In March however the company raised $4.3m in short term loans “to get AKHM going by the end of this year.” So that when the shares were re-listed (after an administrative error had caused suspension) on June 11, that prospect caused an immediate share spurt to 4p, on record trading.

But in December there had been a £220,000 working capital deficit, not to mention outstanding directors’ fees. In addition, there was a £1.1m loan repayable in 2022, so the company was in any case desperately short of cash to meet an annual cash burn of around £500,000.

So no wonder the terms of the $3.4m funding were onerous (but obviously not noticed by investors). $1.3m was in the form of bonds carrying a 14% interest rate repayable by June 2021, and up to $3m was made available in the form of a gold loan repayable via 2,000 gold ounces at $1,500/oz, again by mid 2021. (In other words, losing GRL the difference up to the current gold price – at present amounting to $700,000 – or an effective interest rate of over 20%.)

More serious was the issue of a large number of share warrants, whose exercise (at an average of only 2.5p) will almost double GRL’s shares, from 252million to 475million – reducing that ‘published’ unadjusted $19.5m NPV per share from 6.2p to 3.3p. On my own ‘adjusted’ basis at $1,300/oz, the $14.3m NPV would be worth only 3 cents or 2.4p per share.

On a slightly brighter side, at $1,850/oz, the additional profit on 132,000 gold ounces over eight years, compared with the DEP’s $1,300/oz gold price, would be $72.6 million before taxes and royalties. As described already, these and the free carry take 10%, 7%, and 35% of the gross profit, leaving only 45% for the mine, which therefore retains $32.7m, for which the 8-year 10% NPV is $22m, to be added to the $14.9m adjusted NPV I have calculated.

Therefore, assuming a gold price at $1,850, the AKHM project NPV would be $36.9m, or 7.7 cents (6.2p) per share once all warrants are exercised.

(GRL has said it will depend on the warrant conversions to raise the funds it obviously needs to survive until gold starts to flow through after the 2,000 oz to repay the gold loan. Full production was slated to be at a rate of about 2,000 oz per month, so that might be quick.

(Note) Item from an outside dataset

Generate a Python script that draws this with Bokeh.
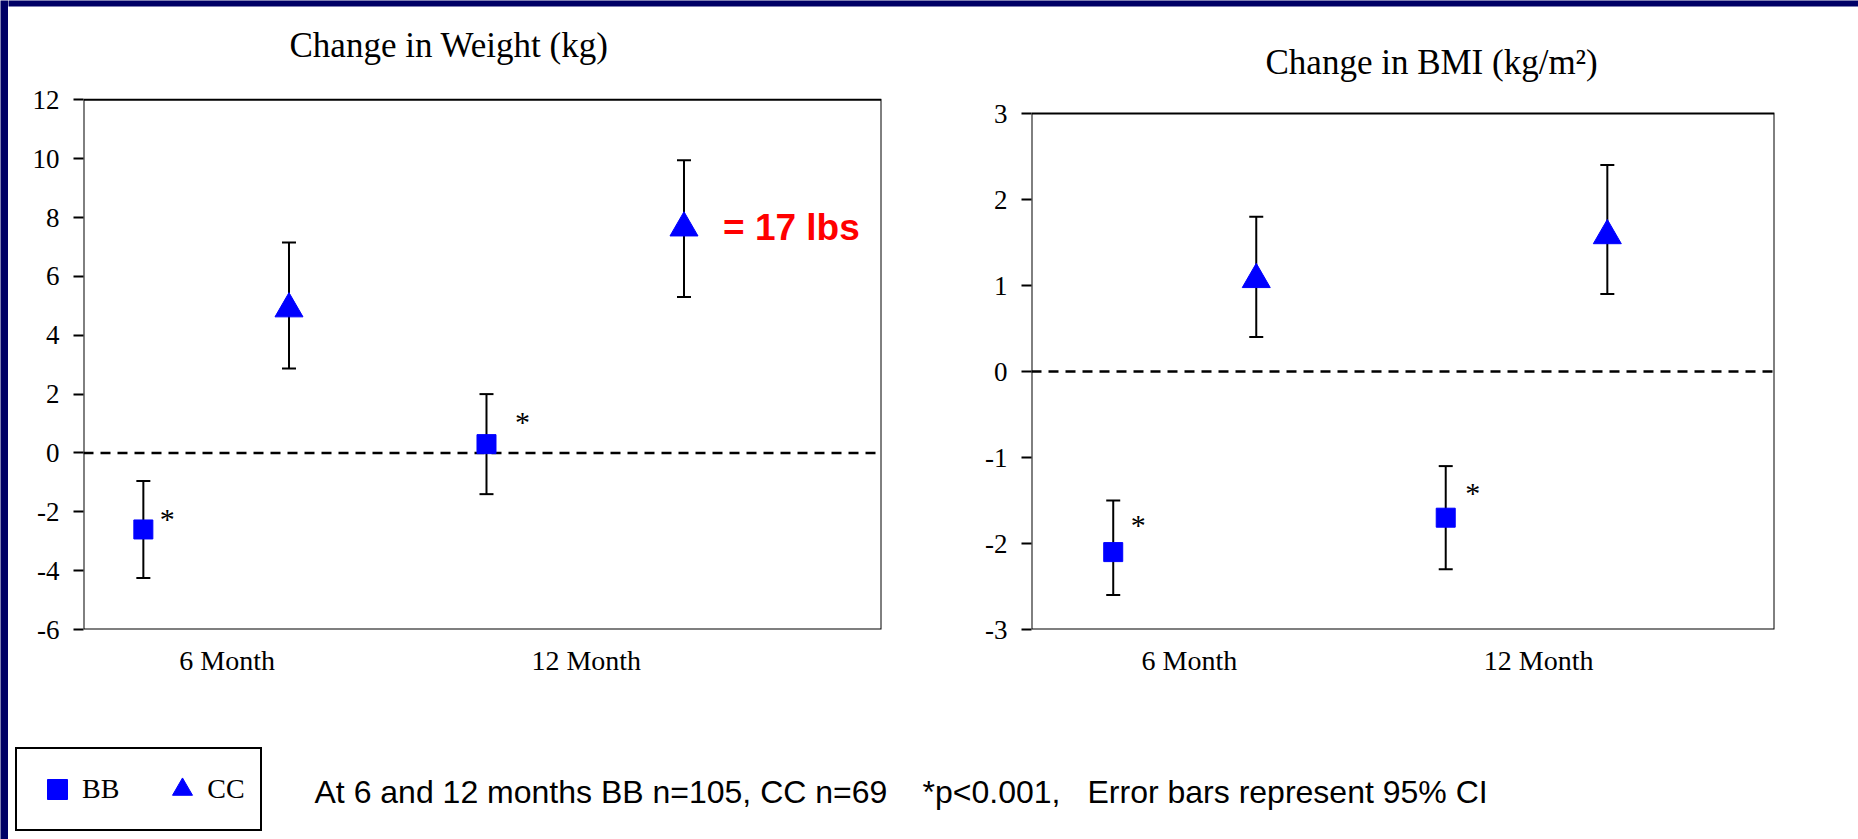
from bokeh.plotting import figure
from bokeh.models import (Range1d, FixedTicker, Whisker, ColumnDataSource, Span, Label,
                          Legend, LegendItem, TeeHead, BoxAnnotation)
from bokeh.layouts import row, column
from bokeh.embed import file_html
from bokeh.resources import INLINE
from bokeh.core.properties import value

# ---------------- data ----------------
categories = ["6 Month", "12 Month"]

# weight chart: category label positions and series x positions
wt_cat_pos = [0.72, 2.52]
wt_bb_pos = [0.30, 2.02]
wt_cc_pos = [1.03, 3.01]
# BMI chart
bmi_cat_pos = [0.85, 2.73]
bmi_bb_pos = [0.44, 2.23]
bmi_cc_pos = [1.21, 3.10]

wt_bb = [-2.6, 0.3]
wt_bb_lo = [-4.25, -1.4]
wt_bb_hi = [-0.95, 2.0]
wt_cc = [4.9, 7.65]
wt_cc_lo = [2.87, 5.3]
wt_cc_hi = [7.15, 9.95]

bmi_bb = [-2.1, -1.7]
bmi_bb_lo = [-2.6, -2.3]
bmi_bb_hi = [-1.5, -1.1]
bmi_cc = [1.07, 1.58]
bmi_cc_lo = [0.4, 0.9]
bmi_cc_hi = [1.8, 2.4]

bb_sig = ["*", "*"]

wt_ticks = [-6, -4, -2, 0, 2, 4, 6, 8, 10, 12]
bmi_ticks = [-3, -2, -1, 0, 1, 2, 3]

NAVY = "#000066"
BLUE = "#0000FF"
SERIF = "Liberation Serif"
SANS = "Liberation Sans"


def strip(width, height, white_below):
    """Plain strip whose frame is navy; an optional white border below it."""
    b = figure(width=width, height=height,
               output_backend="svg", toolbar_location=None,
               x_axis_location=None, y_axis_location=None,
               min_border_left=0, min_border_right=0, min_border_top=0,
               min_border_bottom=white_below,
               background_fill_color=NAVY, border_fill_color="white")
    b.outline_line_color = None
    b.xgrid.visible = False
    b.ygrid.visible = False
    return b


def make_panel(title, y0, y1, yticks, cat_pos, bb_pos, cc_pos, bb, bb_lo, bb_hi, cc, cc_lo, cc_hi,
               width, height, mbl, mbr, box_top, mbb, title_x, title_gap, star_dx, star_dy):
    # the frame reaches up to the canvas top so the title can sit inside it;
    # the visible chart box covers [y0, y1] only
    frame_h = height - mbb
    box_h = frame_h - box_top
    y_end = y1 + box_top * (y1 - y0) / box_h
    p = figure(width=width, height=height, x_range=Range1d(0, 4), y_range=Range1d(y0, y_end),
               output_backend="svg", toolbar_location=None,
               min_border_left=mbl, min_border_right=mbr,
               min_border_top=0, min_border_bottom=mbb)
    p.xgrid.visible = False
    p.ygrid.visible = False
    p.background_fill_color = "white"
    p.border_fill_color = "white"
    p.outline_line_color = None

    p.add_layout(BoxAnnotation(left=0, right=4, bottom=y0, top=y1, fill_alpha=0,
                               line_color="black", line_width=2, line_alpha=1))

    ya = p.yaxis[0]
    ya.ticker = FixedTicker(ticks=yticks)
    ya.major_label_overrides = {t: str(t) for t in yticks}
    ya.axis_line_color = None
    ya.major_tick_line_color = "black"
    ya.major_tick_line_width = 2
    ya.major_tick_out = 10
    ya.major_tick_in = 0
    ya.minor_tick_line_color = None
    ya.major_label_standoff = 14
    ya.major_label_text_font = SERIF
    ya.major_label_text_font_size = "27px"
    ya.major_label_text_color = "black"

    xa = p.xaxis[0]
    xa.ticker = FixedTicker(ticks=cat_pos)
    xa.major_label_overrides = {pos: lab for pos, lab in zip(cat_pos, categories)}
    xa.axis_line_color = None
    xa.major_tick_line_color = None
    xa.minor_tick_line_color = None
    xa.major_label_standoff = 9
    xa.major_label_text_font = SERIF
    xa.major_label_text_font_size = "28px"
    xa.major_label_text_color = "black"

    p.add_layout(Span(location=0, dimension="width", line_dash="10 7", line_width=2.5,
                      line_color="black", level="underlay"))

    src_bb = ColumnDataSource(dict(x=bb_pos, y=bb, lo=bb_lo, hi=bb_hi, s=bb_sig,
                                   dx=star_dx, dy=star_dy))
    src_cc = ColumnDataSource(dict(x=cc_pos, y=cc, lo=cc_lo, hi=cc_hi))
    for src in (src_bb, src_cc):
        p.add_layout(Whisker(source=src, base="x", lower="lo", upper="hi",
                             line_color="black", line_width=2, level="underlay",
                             upper_head=TeeHead(size=14, line_width=2, line_color="black"),
                             lower_head=TeeHead(size=14, line_width=2, line_color="black")))
    p.scatter("x", "y", source=src_bb, marker="square", size=19,
              fill_color=BLUE, line_color=BLUE)
    p.scatter("x", "y", source=src_cc, marker="triangle", size=28,
              fill_color=BLUE, line_color=BLUE)
    p.text("x", "y", text="s", source=src_bb, x_offset="dx", y_offset="dy",
           text_font=value(SERIF), text_font_size="30px", text_baseline="middle",
           text_align="center", text_color="black")

    p.add_layout(Label(x=title_x, y=box_h + title_gap,
                       x_units="screen", y_units="screen",
                       text=title, text_font=SERIF, text_font_size="35px",
                       text_align="left", text_baseline="alphabetic", text_color="black"))
    return p, src_bb, src_cc


p1, src_wt_bb, src_wt_cc = make_panel(
    "Change in Weight (kg)", -6, 12, wt_ticks, wt_cat_pos, wt_bb_pos, wt_cc_pos,
    wt_bb, wt_bb_lo, wt_bb_hi, wt_cc, wt_cc_lo, wt_cc_hi,
    width=932, height=684, mbl=75, mbr=59, box_top=78, mbb=72, title_x=206, title_gap=50,
    star_dx=[24, 36], star_dy=[-11, -23])
p1.add_layout(Label(x=wt_cc_pos[1], y=wt_cc[1], x_offset=39, text="= 17 lbs",
                    text_font=SANS, text_font_style="bold", text_font_size="37px",
                    text_color="#FF0000", text_baseline="middle", text_align="left"))

p2, _, _ = make_panel(
    "Change in BMI (kg/m\u00b2)", -3, 3, bmi_ticks, bmi_cat_pos, bmi_bb_pos, bmi_cc_pos,
    bmi_bb, bmi_bb_lo, bmi_bb_hi, bmi_cc, bmi_cc_lo, bmi_cc_hi,
    width=918, height=684, mbl=91, mbr=84, box_top=91, mbb=77, title_x=234, title_gap=51,
    star_dx=[25, 27], star_dy=[-28, -25])

# bottom strip: legend + note
p3 = figure(width=1850, height=133, x_range=Range1d(0, 1), y_range=Range1d(0, 1),
            output_backend="svg", toolbar_location=None,
            x_axis_location=None, y_axis_location=None,
            min_border_left=0, min_border_right=0, min_border_top=0, min_border_bottom=0)
p3.xgrid.visible = False
p3.ygrid.visible = False
p3.outline_line_color = None
p3.background_fill_color = "white"
p3.border_fill_color = "white"
# legend glyph renderers reuse the weight data (all of it lies outside this strip's ranges)
r_bb = p3.scatter("x", "y", source=src_wt_bb, marker="square", fill_color=BLUE, line_color=BLUE)
r_cc = p3.scatter("x", "y", source=src_wt_cc, marker="triangle", fill_color=BLUE, line_color=BLUE)
legend = Legend(items=[LegendItem(label="BB", renderers=[r_bb], index=0),
                       LegendItem(label="CC", renderers=[r_cc], index=0)],
                orientation="horizontal", location=(7, 8), margin=0,
                padding=15, spacing=38, label_standoff=0,
                glyph_width=50, glyph_height=50,
                label_text_font=SERIF, label_text_font_size="28px",
                label_text_color="black",
                border_line_color="black", border_line_width=2, border_line_alpha=1,
                background_fill_color="white", background_fill_alpha=1)
p3.add_layout(legend)

note_parts = ["At 6 and 12 months BB n=105, CC n=69", "*p<0.001,", "Error bars represent 95% CI"]
note_x = [306, 914, 1079]
for t, xx in zip(note_parts, note_x):
    p3.add_layout(Label(x=xx, y=48, x_units="screen", y_units="screen", text=t,
                        text_font=SANS, text_font_size="32px", text_color="black",
                        text_baseline="alphabetic", text_align="left"))

left_bar = strip(8, 839, 0)        # navy strip down the left edge
top_bar = strip(1850, 22, 16)      # 6 px navy line along the top, white below
layout = row(left_bar, column(top_bar, row(p1, p2), p3))

open("out.html", "w").write(file_html(layout, INLINE))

But with the shares now more than double their exercise price, full warrant conversion can be taken as almost given.)

Given my oft repeated opinion (for excellent reasons) that shares never, ever, even approach a ‘NPV’ based share value, you can see why I think GRL shares look considerably overpriced at their current 8p, even though the full warrant conversions would raise £5.5m (worth only 1.1p per then total shares).

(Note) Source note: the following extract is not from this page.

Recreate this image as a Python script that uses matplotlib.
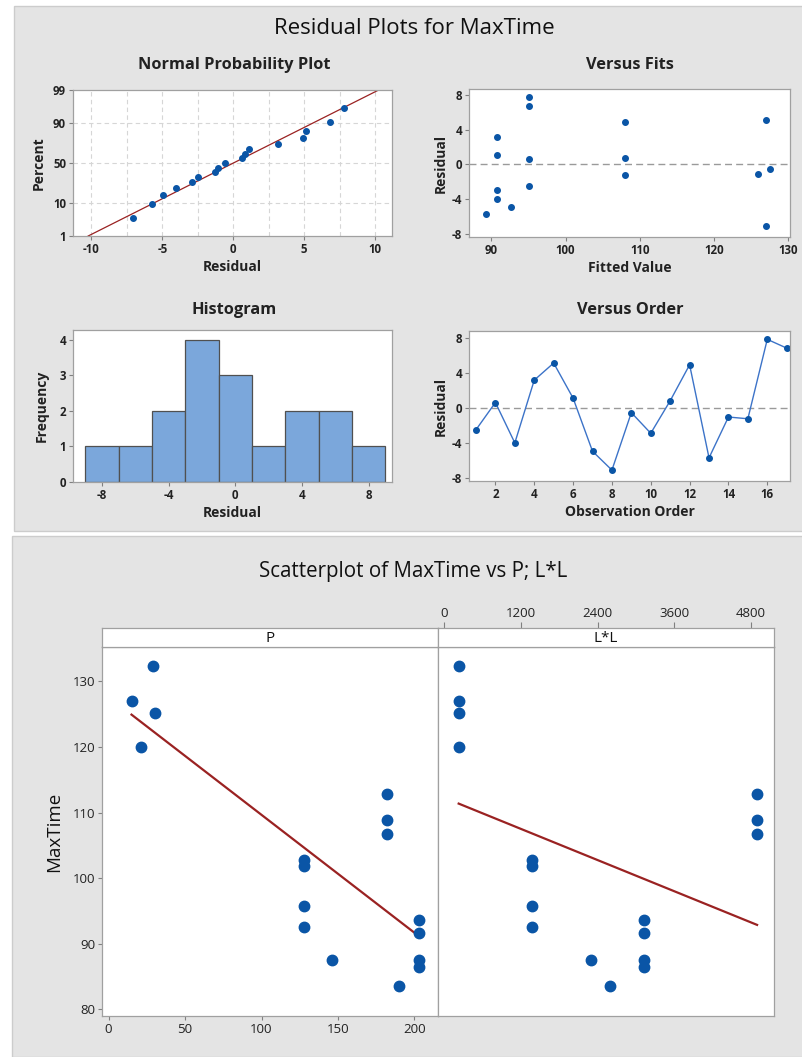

So these traps to value, and some uncertain near-term finances, may be why GRL has recently announced that it now plans to considerably reduce the initial AKHM project outlay to only $3.8m, by omitting the plant to produce gold bars, and instead trucking gold loaded carbon from the leach pads elsewhere for processing. That would generate considerably lower prices even though saving on costs, and GRL has not announced how this will impact the DEP. Until it does, it will be impossible to assess an exact value for the shares, but I am unlikely to change my opinion.

One more factor, probably also not appreciated, is that full conversion of the warrants would give full control of Goldstone to three key investors: Paracale Gold Limited (already with70m shares); BCM Investments Limited (already with 50m); and Asian Investment Management Services, who has advanced the gold loan and now has 120m warrants. The board has only a small holding, and so if problems arise, the controlling investors could take the company private.

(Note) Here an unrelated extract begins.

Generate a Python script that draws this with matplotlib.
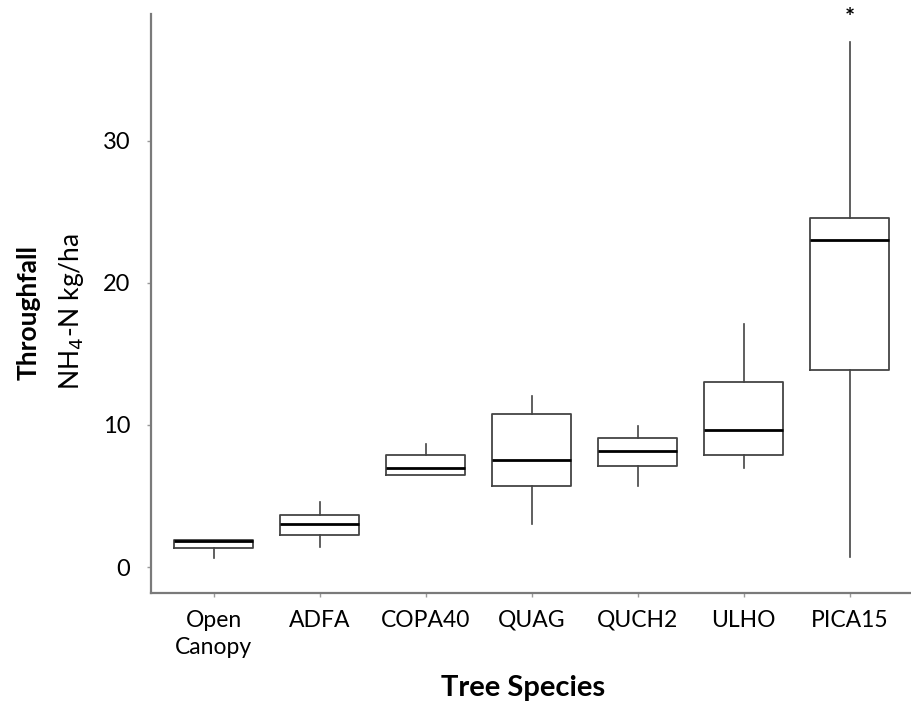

There are, of course, mitigating factors. There is considerably more gold in GRL’s concession area, (a JORC compliant resource of 602,000 oz at 1.77g/t) and GRL hopes to carry out exploration to exploit it. But that is all in the future, and would not normally be given any credit by seasoned mining investors. As for a take-over, speculated by some as warranting a much higher share value, I don’t think so.